Section 12.15 Evictions Regarding Capital Improvement or Rehabilitation Work

(Amended February 10, 1987, effective February 14, 1987 and applicable to notices served on or after that date; amended January 9, 2007; amended January 28, 2020)

(a) For purposes of an eviction under Section 37.9(a)(11) of the Ordinance, the capital improvement and/or rehabilitation work to be done must involve work that would make the unit hazardous, unhealthy, and/or uninhabitable while work is in progress. If there is a dispute between the landlord and the tenant as to whether the work that is to be performed creates a hazardous or unhealthy environment, the tenant may file a report of alleged wrongful eviction with the Board.

(b)  In addition to general eviction notice requirements, a landlord who endeavors to recover possession under Ordinance Section 37.9(a)(11) shall provide the tenant with the following documents and information in writing on or before service of the notice to vacate and file a copy of same with the Rent Board within 10 days after service of the notice to vacate on the tenant, together with a copy of the notice to vacate and proof of service upon the tenant:

(1)  a statement in the notice to vacate of the lawful rent for the unit;

(2)  a description of work to be done and an anticipated date of completion as to when the tenant can reoccupy the unit;

(3)  copies of all necessary permits, and a written statement that the permit application and the rehabilitation or capital improvement plans, if required by the Bureau of Building Inspection, are on file with the Central Permit Bureau of the Department of Building Inspection located at 1660 Mission Street and arrangements may be made to review such applications or plans;

(4)  the right the tenant(s) may have to relocation costs under Ordinance Section 37.9C, the amount of those relocation costs, and a copy of Section 37.9C;

(5)  a warning that the tenant must submit a statement to the landlord within 30 days of service of the notice to vacate, with supporting evidence, if the tenant claims to be a member of a protected class under Ordinance Sections 37.9(j), and that failure to do so shall be deemed an admission that the tenant is not protected by Sections 37.9(j);                       

(6)  a form prepared by the Rent Board stating that a tenant’s failure to timely act in response to a notice to vacate may result in a lawsuit by the landlord to evict the tenant, that advice regarding the notice to vacate is available from the Rent Board, and that the tenant may be eligible for affordable housing programs through the Mayor’s Office of Housing and Community Development; and

(7)  a blank change of address form prepared by the Rent Board that the tenant can use to keep the landlord and Rent Board apprised of any future change of address and that advises the tenant of the tenant’s right to return to the unit upon completion of the capital improvement or rehabilitation work.
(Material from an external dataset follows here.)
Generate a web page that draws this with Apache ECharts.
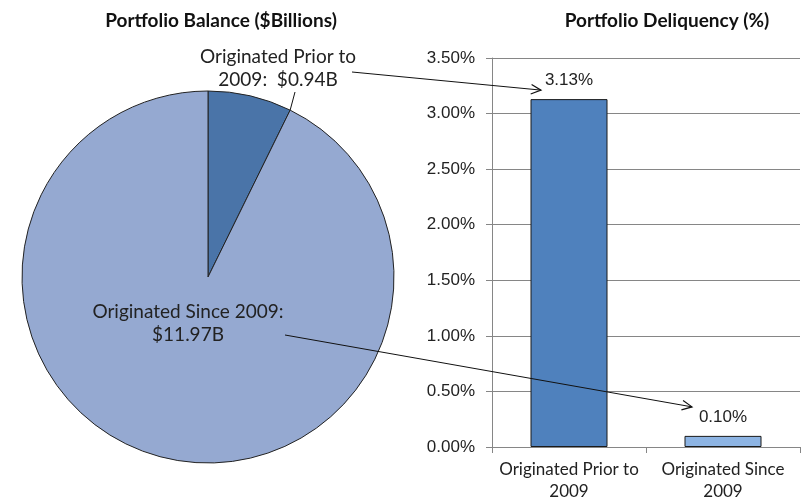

(c)  The tenant will vacate the unit only for the minimum time required to do the work as stated in the notice, not to exceed three months, unless the time is extended by the Board upon petition by the landlord pursuant to subsection (e) below. Displaced tenants should advise the Board and the landlord of their temporary addresses during the period of displacement in order that they may be notified regarding their relocation.

(d)  Moving Costs

Any landlord who seeks to recover possession of a unit pursuant to Section 37.9(a)(11) of the Ordinance for 20 days or more shall pay relocation expenses as provided in Section 37.9C of the Ordinance. The amount of relocation payments under Ordinance Section 37.9(a)(11) for temporary evictions of less than 20 days is governed by California Civil Code Section 1947.9 and not Ordinance Section 37.9C.

(e)  Landlord's Petition for Extension of Time

(1)  Before giving the notice to vacate, if the landlord knows or should know that the work will require the removal of the tenant(s) for more than the three months authorized under Ordinance Section 37.9(a)(11), the landlord shall petition the Rent Board for approval of displacement for more than three months. The petition shall include one original and copies for each involved tenant of the following documents:

(A)  A completed petition form;                               

(B)  Copies of all necessary building permits, showing approval has been granted;

(C)  A written breakdown of the work to be performed, detailing where the work will be done, the cost of the work, and whether all of the work is reasonable and necessary to meet state or local requirements concerning the safety or habitability of the building or the unit, or whether any of the work is elective in nature;

(D) An estimate of the time needed to accomplish the work and approximate date (month and day) each involved tenant may reoccupy.

(2) If, after the notice to vacate has been given or after the work has commenced, it is apparent that the work will take longer than the three months authorized under Section 37.9(a)(11) or longer than the time approved by the Board, the landlord immediately shall file a petition pursuant to subsection (e)(1) above, along with a statement of why the work will require more time.

(3) A hearing on the landlord's petition shall be scheduled within 30 days of the date of filing the petition and conducted pursuant to Part 11 of these Rules and Regulations. The Administrative Law Judge shall render a written decision as to the reasonableness of the landlord's time estimate. The tenants or the landlord may appeal this determination by filing an appeal with the Commissioners pursuant to Ordinance Section 37.8(f).

(f) Nothing in this section shall preclude a tenant from filing a report of alleged wrongful eviction with the Board.